In this sense, he said, there must be discernment of what the Lord is asking of each congregation in the different circumstances of life and history, since for example, “He may ask of a certain group of consecrated a specific task during a determined period of time,” and when that is finished, “that institute may disappear.  This is not something new in the history of the Church.”” - CNA 

Of course the Jesuits have been suppressed in previous times and places, and they came back again.  I’ve met excellent Jesuits however, and I respect the Order.  Of course, some people are not in agreement with me on this.  It is for them to have good hope. 

Religious Orders can indeed come and go.  Look at the Sisters of St.

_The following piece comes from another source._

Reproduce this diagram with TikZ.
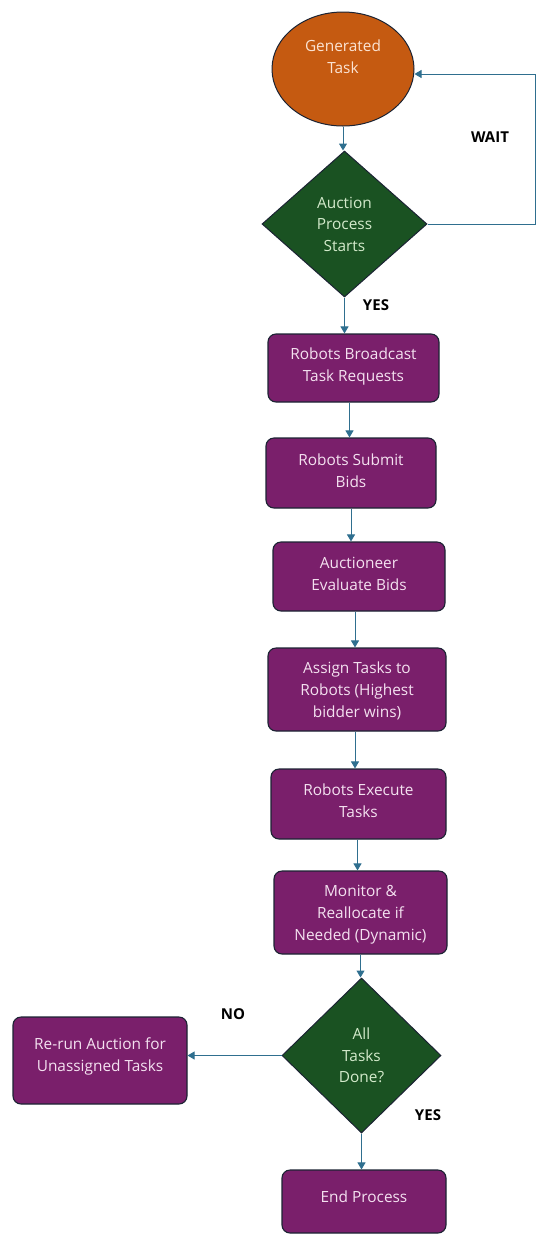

Joseph of Corondolet for instance - oh, that’s right, they are still around.  I’m certain some of the newer diocesan congregations will probably not stand the test of time, neither will the increasing numbers of idiosyncratic, free-agent hermits - but these types have sprung up at various points in the history of the Church, and were often incorporated into existing Religious Orders of the time after awhile.

(One local group, The Hermits of the Blessed Virgin Mary of Mt. Carmel, was recently incorporated into the Carmelites of the Ancient Observance.  Although the group was pretty much started because they felt the Discalced Carmelites were not observant enough. and now they are O. Carm..  Ironic.)